EDITOR’S NOTE – This is the second in a two-part series examining the recent closure of two online services targeting the student market. Today’s article looks at the legislation that forced Versity.com, an online note- taking service, to stop offering Internet lecture notes.

The California legislature has decided that lectures are the property of the professors who give them, putting an end to the attempts of some online companies to offer students class notes.

Versity.com, which supplied lecture notes for over 150 universities across the country, ended its service in the midst of accusations that it did not protect professors’ intellectual property. The company hired student note-takers for as much as $30 per lecture, then posted free notes on its web page for students, while pulling in advertising money to stay afloat.

The site did not require students to receive permission from the professor whose notes were being sold, and used amateur note-takers. Faculty also had no way to check the accuracy of the notes posted on the Web.
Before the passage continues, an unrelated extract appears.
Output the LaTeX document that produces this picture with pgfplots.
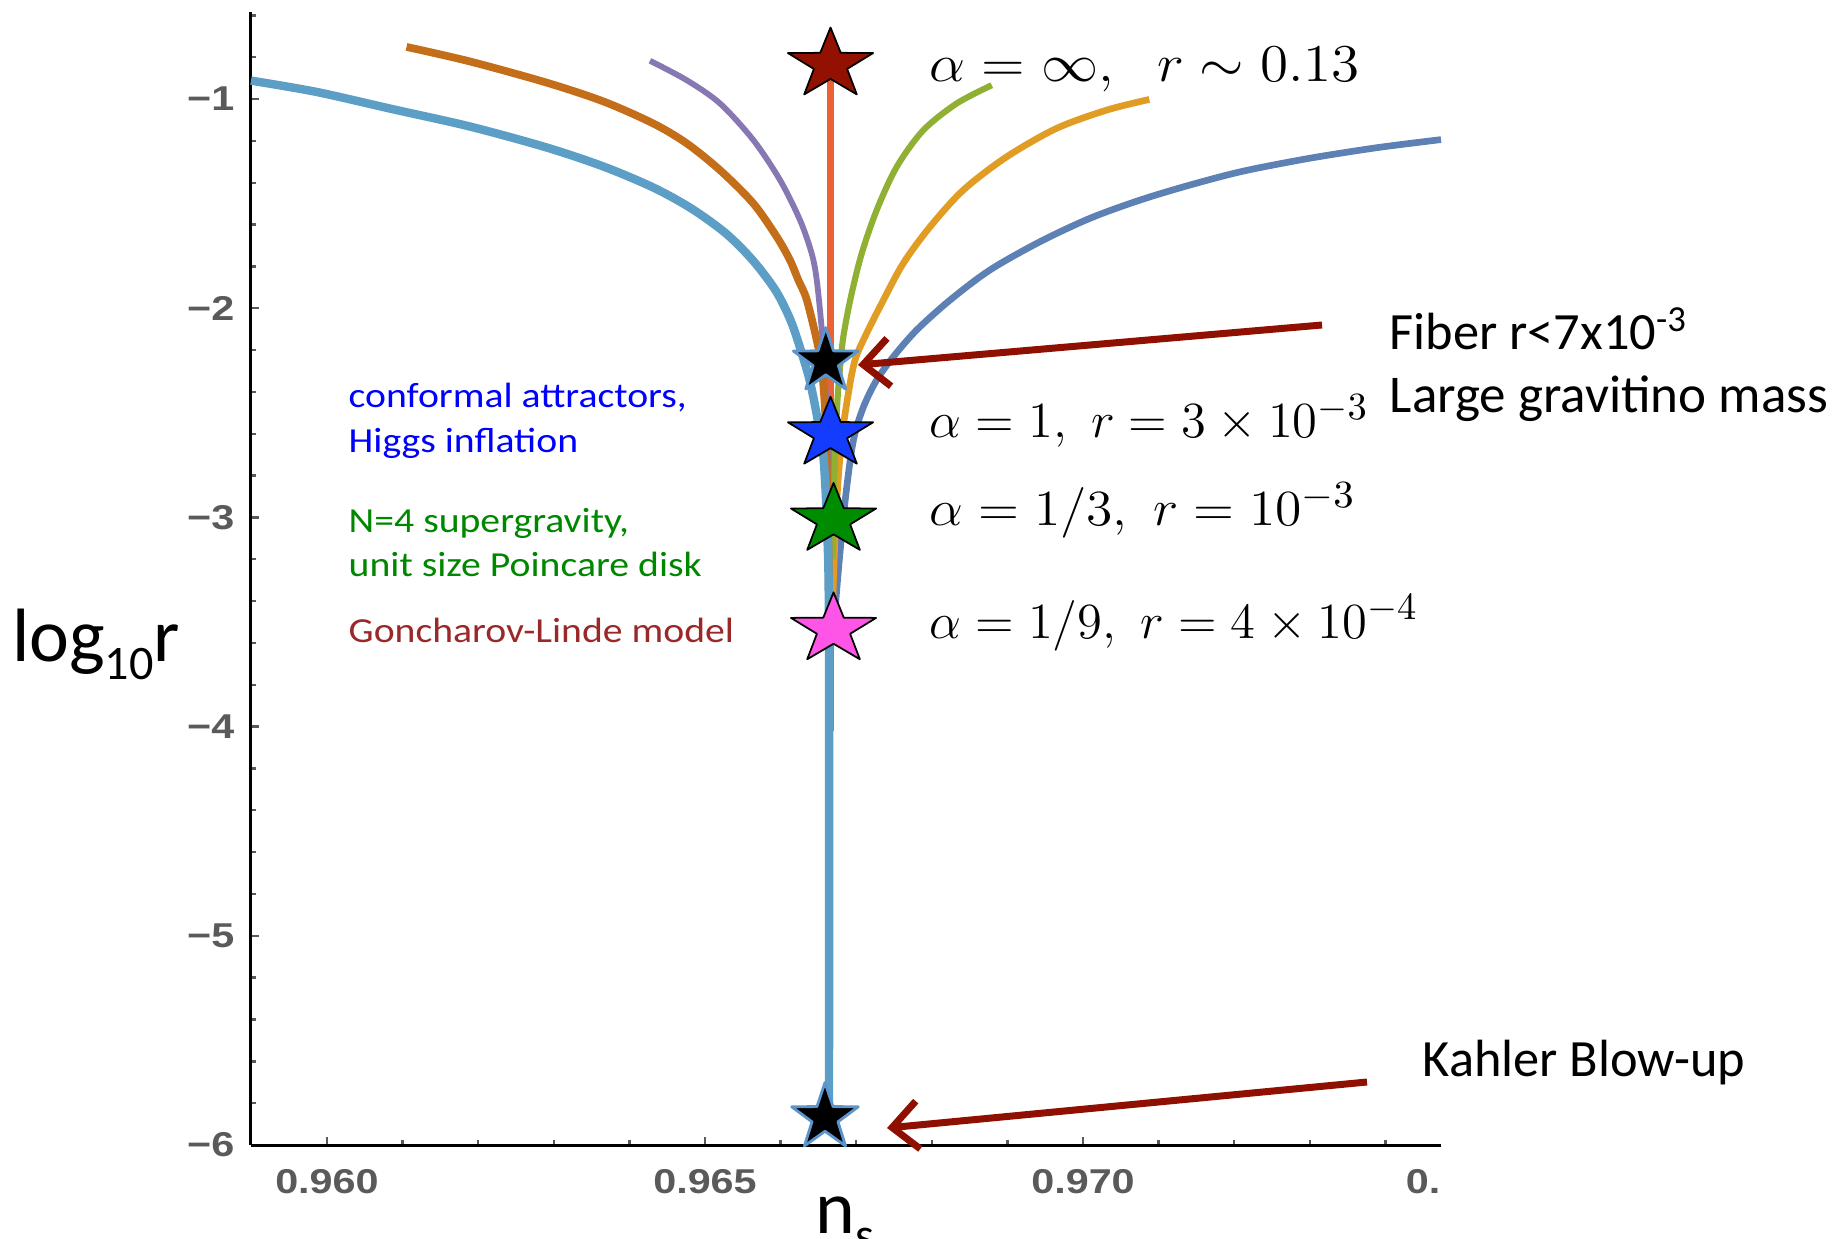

In early fall, State Assembly member Gloria Romero authored a bill prohibiting the unauthorized recording and publication of professors’ lecture notes at any UC, Cal State University, community college and private university in the state. Previously, the UC Code of Conduct banned such activities, yet no inclusive law for all state institutions of higher education existed.

Companies that sell lecture notes without consent of university administration and faculty are now subject to civil penalty.

Campus note-taking services, such as Associated Students Notes, are still legal because they use professional graduate students as note-takers.

“We have a service contract ahead of time with the professor, which gives us permission to send out students to take notes for us,” A.S. Notes Manager Chuck Wilson said. “Versity.com does not hire qualified grad students. They take professor’s notes without permission and void the professor’s patent. It is good that this bill was passed.”

John Chapman, an associate professor of the dramatic art division of dance, said students lose out on their education once they resort to going online for lecture notes instead of actually attending lecture.

“Nothing is ever simple in this world,” he said. “I have to confess that I don’t like to see students who don’t come to lectures do well in courses. There is something that just does not seem right about it. Maybe it is that listening and taking good notes is part of the learning process. Being able to extract the important points and themes of a lecture for yourself is an important skill and if you simply use notes prepared by someone else, you’re missing out.”

However, he added that he could see no moral or ethical reason for preventing people from sharing or even selling lecture notes if they want to. “Really the problem is with the system of testing,” he said. “The lectures should contain material that [a person] simply reading lecture notes wouldn’t do well [on].”

Senior art studio major Joseph Chong said the law is necessary to protect professors and students from the wrong information.

“I think it should be regulated by the school,” he said. “Education is the number one priority, so you want the student to receive something approved by the professor. Who knows what the notes are about if they aren’t approved?”